Jenkins served with the U.S. Army’s Committee of Public Information during World War I. In 1919, the year after the war ended, he began his prolific freelance writing career. During the 1920’s and 1930’s, Jenkins published several hundred stories—including adventure, detective, horror, and Western tales—in pulp magazines, including Weird Tales and Astounding, under his given name or variations upon it. His Leinster pseudonym, at first used for periodicals in which he placed several stories, began appearing regularly in the late 1920’s, primarily for speculative works. He also published more than 1,500 stories and occasional articles throughout his career in mainstream magazines like The Saturday Evening Post, Collier’s, and Liberty.
Jenkins’s novel, Murder Madness a hybrid mystery and science-fiction work, appeared in 1931, after serialization in Astounding. In addition to a constant stream of shorter works, during the decade of the 1930’s he published a dozen novels, mostly under his own name, primarily in the mystery and Western genres. During World War II, Jenkins again saw military service, this time for the U.S. Office of War Information. After the war, he picked up where he had left off, turning out a huge volume of written work. Besides Jenkins’s outpouring of stories, he published more than two hundred novels, novellas, novelettes, and collections. He also wrote screenplays for more than a dozen movies, hundreds of radio and television scripts, and inspired several television series, including Land of the Giants and Time Tunnel.
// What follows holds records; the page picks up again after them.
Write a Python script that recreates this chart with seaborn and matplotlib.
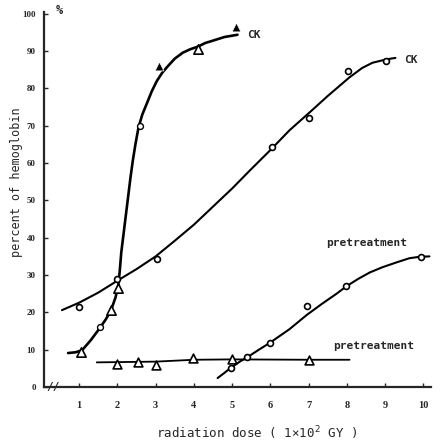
import matplotlib
matplotlib.use("Agg")
import matplotlib.pyplot as plt
import seaborn as sns

sns.set_style("ticks")
plt.rcParams['font.family'] = ['DejaVu Sans Mono', 'DejaVu Sans']

# ---- data ----
# CK (triangles) - steep curve
ck_tri_curve_x = [0.71, 0.9, 1.07, 1.3, 1.54, 1.7, 1.83, 1.95, 2.02, 2.06, 2.1, 2.16, 2.22, 2.28,
                  2.34, 2.4, 2.47, 2.55, 2.65, 2.77, 2.9, 3.03, 3.17, 3.32, 3.5, 3.71, 3.9, 4.1,
                  4.3, 4.49, 4.8, 5.14]
ck_tri_curve_y = [9.1, 9.3, 9.8, 12.5, 15.8, 18.2, 20.5, 24.0, 27.0, 31.0, 36.0, 41.0, 46.0, 51.0,
                  56.0, 60.5, 65.0, 69.5, 73.0, 76.0, 79.3, 82.0, 84.2, 86.0, 88.0, 89.6, 90.5, 91.2,
                  92.2, 92.8, 93.8, 94.4]
ck_tri_open_x = [1.05, 1.83, 2.02, 4.1]
ck_tri_open_y = [9.5, 20.6, 26.5, 90.6]
ck_tri_filled_x = [3.08, 5.09]
ck_tri_filled_y = [86.0, 96.5]
ck_tri_dots_x = [1.54, 2.58]
ck_tri_dots_y = [16.0, 70.0]

# CK (circles) - gradual curve
ck_circ_curve_x = [0.55, 1.0, 1.5, 2.0, 2.5, 3.0, 3.5, 4.0, 4.67, 5.0, 5.46, 6.0, 6.5, 7.07,
                   7.5, 8.07, 8.4, 8.67, 9.03, 9.27]
ck_circ_curve_y = [20.6, 22.6, 25.3, 28.5, 31.6, 35.0, 39.2, 43.5, 50.0, 53.2, 58.0, 63.5, 68.8, 74.0,
                   78.0, 83.0, 85.5, 86.9, 87.8, 88.2]
ck_circ_x = [1.0, 2.0, 3.03, 6.03, 7.02, 8.04, 9.03]
ck_circ_y = [21.5, 28.9, 34.2, 64.2, 72.0, 84.8, 87.4]

# pretreatment (circles) - rising curve
pre_circ_curve_x = [4.62, 4.8, 4.96, 5.2, 5.4, 5.7, 5.98, 6.5, 6.95, 7.35, 7.73, 7.99, 8.3, 8.6,
                    8.93, 9.3, 9.63, 9.9, 10.16]
pre_circ_curve_y = [2.4, 3.8, 5.1, 6.8, 8.0, 10.0, 11.8, 15.5, 19.3, 22.3, 25.0, 27.0, 29.0, 30.7,
                    32.1, 33.4, 34.5, 34.9, 35.0]
pre_circ_x = [4.96, 5.4, 5.98, 6.97, 7.99, 9.95]
pre_circ_y = [5.1, 8.0, 11.8, 21.7, 27.0, 34.8]

# pretreatment (triangles) - flat line
pre_tri_line_x = [1.46, 3.0, 4.0, 5.0, 7.0, 8.07]
pre_tri_line_y = [6.6, 6.8, 7.3, 7.4, 7.3, 7.3]
pre_tri_x = [2.0, 2.53, 3.0, 3.97, 5.0, 7.0]
pre_tri_y = [6.1, 6.7, 5.9, 7.8, 7.5, 7.2]

x_ticks = [1, 2, 3, 4, 5, 6, 7, 8, 9, 10]
x_tick_labels = ["1", "2", "3", "4", "5", "6", "7", "8", "9", "10"]
y_ticks = [0, 10, 20, 30, 40, 50, 60, 70, 80, 90, 100]
y_tick_labels = ["0", "10", "20", "30", "40", "50", "60", "70", "80", "90", "100"]

# ---- figure ----
fig = plt.figure(figsize=(4.41, 4.45), dpi=100)
ax = fig.add_axes([44 / 441, 58 / 445, 387 / 441, 375 / 445])

k = dict(color="black", ax=ax, sort=False, estimator=None)
sns.lineplot(x=ck_tri_curve_x, y=ck_tri_curve_y, linewidth=1.9, **k)
sns.lineplot(x=ck_circ_curve_x, y=ck_circ_curve_y, linewidth=1.5, **k)
sns.lineplot(x=pre_circ_curve_x, y=pre_circ_curve_y, linewidth=1.5, **k)
sns.lineplot(x=pre_tri_line_x, y=pre_tri_line_y, linewidth=1.3, **k)

sns.scatterplot(x=ck_tri_open_x, y=ck_tri_open_y, marker="^", s=45, facecolor="white",
                edgecolor="black", linewidth=1.2, ax=ax, zorder=3)
sns.scatterplot(x=ck_tri_filled_x, y=ck_tri_filled_y, marker="^", s=40, color="black",
                ax=ax, zorder=3)
sns.scatterplot(x=ck_tri_dots_x, y=ck_tri_dots_y, marker="o", s=18, facecolor="white",
                edgecolor="black", linewidth=1.0, ax=ax, zorder=3)
sns.scatterplot(x=ck_circ_x, y=ck_circ_y, marker="o", s=18, facecolor="white",
                edgecolor="black", linewidth=1.2, ax=ax, zorder=3)
sns.scatterplot(x=pre_circ_x, y=pre_circ_y, marker="o", s=18, facecolor="white",
                edgecolor="black", linewidth=1.2, ax=ax, zorder=3)
sns.scatterplot(x=pre_tri_x, y=pre_tri_y, marker="^", s=40, facecolor="white",
                edgecolor="black", linewidth=1.2, ax=ax, zorder=3)

ax.set_xlim(0.08, 10.2)
ax.set_ylim(0, 100.5)
sns.despine(ax=ax)
for s in ["left", "bottom"]:
    ax.spines[s].set_linewidth(1.6)

ax.set_xticks(x_ticks)
ax.set_xticklabels(x_tick_labels, fontsize=7.5, fontweight="bold", family="Liberation Serif")
ax.set_yticks(y_ticks)
ax.set_yticklabels(y_tick_labels, fontsize=6.5, fontweight="bold", family="Liberation Serif")
ax.tick_params(axis="both", direction="in", length=3, width=1)
ax.tick_params(axis="x", pad=10)
ax.tick_params(axis="y", pad=6)

ax.set_ylabel("percent of hemoglobin", fontsize=8.5)
ax.yaxis.set_label_coords(-0.055, 0.547)
ax.set_xlabel("radiation dose ( 1×10$^2$ GY )", fontsize=9)
ax.xaxis.set_label_coords(0.55, -0.1)

# axis break marks and unit
ax.text(0.33, 0.0, "//", fontsize=8, fontweight="bold",
        ha="center", va="center", clip_on=False)
ax.text(0.38, 100.8, "%", fontsize=8.5, fontweight="bold", ha="left", va="center", clip_on=False)

ax.text(5.4, 94.4, "CK", fontsize=8, fontweight="bold", ha="left", va="center")
ax.text(9.5, 87.7, "CK", fontsize=8, fontweight="bold", ha="left", va="center")
ax.text(7.45, 38.6, "pretreatment", fontsize=8, fontweight="bold", ha="left", va="center")
ax.text(7.65, 11.0, "pretreatment", fontsize=8, fontweight="bold", ha="left", va="center")

fig.savefig("out.png", dpi=100)
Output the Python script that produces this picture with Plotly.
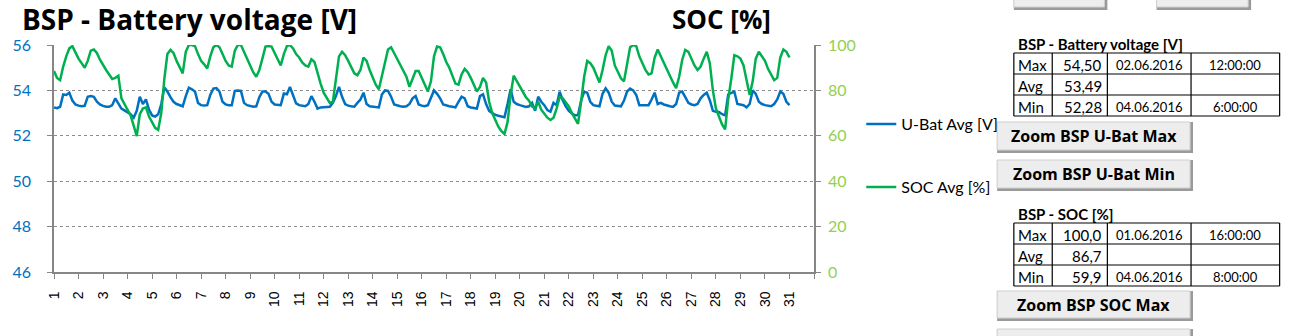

Jenkins was honored with the Liberty Award in 1937 for his story “A Very Nice Family.” He won the 1956 Hugo Award for Best Novelette for Exploration Team, was nominated for the 1960 Hugo for his novel The Pirates of Zan, and was awarded a posthumous Hugo in 1996 for Best Novelette for First Contact (1945). He was the guest of honor at the Twenty-First Worldcon in 1963, and in 1995 the Sidewise Award for Alternate History was named in honor of his story “Sidewise in Time” (1950).
Jenkins is widely credited with inventing the genre of science fiction in his short story “The Runaway Skyscraper” (1919), and anticipating the birth of personal computers and the Internet in his story “A Logic Named Joe” (1945). He also patented the back-projector special effect for motion pictures. He died on June 8, 1975, at the age of seventy-eight.